Inverse Laplace Transform
 

I was looking through some tables of Laplace Transforms on f(t) the other day, and I noticed that in all cases, as [TEX]s \to \infty[/TEX], [TEX]F(s) \to 0[/TEX]. A question that I have been trying to prove is that if [TEX]\lim_{s\to\infty}F(s) = 0[/TEX], then does that necessitate whether [TEX]F(s)[/TEX] can undergo an inverse Laplace transform (i.e. by the Bromwich integral)?

I suspect that the answer is "no", but if anyone has some attempt at a proof I would appreciate it (my idea would be to use Post's inversion formula and utilizing the Grunwald-Letnikov differintegral for evaluating [TEX]F^{(k)}\left(\frac{k}{t}\right)[/TEX], but so far this has been futile).

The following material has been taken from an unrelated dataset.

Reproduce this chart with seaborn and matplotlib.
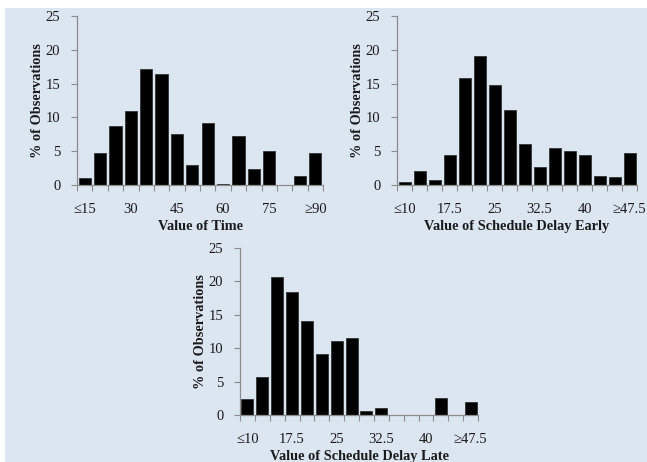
import numpy as np
import pandas as pd
import matplotlib
matplotlib.use("Agg")
import matplotlib.pyplot as plt
import seaborn as sns
from matplotlib.patches import Rectangle

# bin labels (only every third is shown)
vot_bins = ["≤15", "20", "25", "30", "35", "40", "45", "50", "55", "60",
            "65", "70", "75", "80", "85", "≥90"]
sd_bins = ["≤10", "12.5", "15", "17.5", "20", "22.5", "25", "27.5", "30",
           "32.5", "35", "37.5", "40", "42.5", "45", "≥47.5"]

# % of observations per bin
vot_pct = [1.0, 4.7, 8.8, 10.9, 17.2, 16.4, 7.6, 2.9, 9.2, 0.2, 7.2, 2.3,
           5.1, 0.0, 1.4, 4.7]
sde_pct = [0.4, 2.0, 0.8, 4.5, 15.8, 19.1, 14.8, 11.1, 6.0, 2.7, 5.5, 5.1,
           4.5, 1.4, 1.2, 4.7]
sdl_pct = [2.4, 5.7, 20.7, 18.4, 14.1, 9.2, 11.1, 11.5, 0.6, 1.0, 0.0, 0.0,
           0.0, 2.6, 0.0, 2.0]

sns.set_style("white")
plt.rcParams["font.family"] = ["Liberation Serif", "DejaVu Serif"]

fig = plt.figure(figsize=(6.47, 4.62), dpi=100, facecolor="white")
# light blue slide background
fig.patches.append(Rectangle((5 / 647, 0), 1, 1 - 8 / 462, transform=fig.transFigure,
                             facecolor="#dce6f1", edgecolor="none", zorder=-1))

grey = "#8c8c8c"


def draw_hist(rect, bins, pct, xlabel):
    ax = fig.add_axes(rect)
    ax.set_facecolor("none")
    df = pd.DataFrame({"bin": bins, "pct": pct})
    sns.barplot(data=df, x="bin", y="pct", color="black", width=0.8,
                edgecolor="#333333", linewidth=0.6, saturation=1, ax=ax)
    n = len(bins)
    ax.set_xlim(-0.5, n - 0.5)
    ax.set_ylim(0, 25)
    ax.set_yticks([0, 5, 10, 15, 20, 25])
    ax.set_xticks(range(0, n, 3))
    ax.set_xticklabels([bins[i] for i in range(0, n, 3)])
    ax.set_xticks(np.arange(-0.5, n, 1), minor=True)
    ax.tick_params(axis="x", which="major", length=0, pad=13, labelsize=10.5,
                   labelcolor="#1a1a1a")
    ax.tick_params(axis="x", which="minor", length=4, color=grey, width=0.8,
                   direction="out", bottom=True)
    ax.tick_params(axis="y", length=4, color=grey, width=0.8, direction="out",
                   left=True, labelsize=10.5, pad=8, labelcolor="#1a1a1a")
    for s in ["top", "right"]:
        ax.spines[s].set_visible(False)
    for s in ["left", "bottom"]:
        ax.spines[s].set_color(grey)
        ax.spines[s].set_linewidth(0.9)
    ax.set_xlabel(xlabel, fontweight="bold", fontsize=10.3, labelpad=3,
                  color="#1a1a1a")
    ax.set_ylabel("% of Observations", fontweight="bold", fontsize=10.3,
                  labelpad=1, color="#1a1a1a")
    return ax


draw_hist([77 / 647, 1 - 185 / 462, 246 / 647, 169 / 462], vot_bins, vot_pct,
          "Value of Time")
draw_hist([397 / 647, 1 - 185 / 462, 240 / 647, 169 / 462], sd_bins, sde_pct,
          "Value of Schedule Delay Early")
draw_hist([240 / 647, 1 - 415 / 462, 238 / 647, 167 / 462], sd_bins, sdl_pct,
          "Value of Schedule Delay Late")

fig.savefig("out.png", dpi=100, facecolor="white")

[QUOTE=flouran;202052]I was looking through some tables of Laplace Transforms on f(t) the other day, and I noticed that in all cases, as [TEX]s \to \infty[/TEX], [TEX]F(s) \to 0[/TEX]. A question that I have been trying to prove is that if [TEX]\lim_{s\to\infty}F(s) = 0[/TEX], then does that necessitate whether [TEX]F(s)[/TEX] can undergo an inverse Laplace transform (i.e. by the Bromwich integral)?
[/QUOTE]
No.
[QUOTE=flouran;202052]
I suspect that the answer is "no", but if anyone has some attempt at a proof I would appreciate it (my idea would be to use Post's inversion formula and utilizing the Grunwald-Letnikov differintegral for evaluating [TEX]F^{(k)}\left(\frac{k}{t}\right)[/TEX], but so far this has been futile).[/QUOTE]
Well, I managed to finally prove it.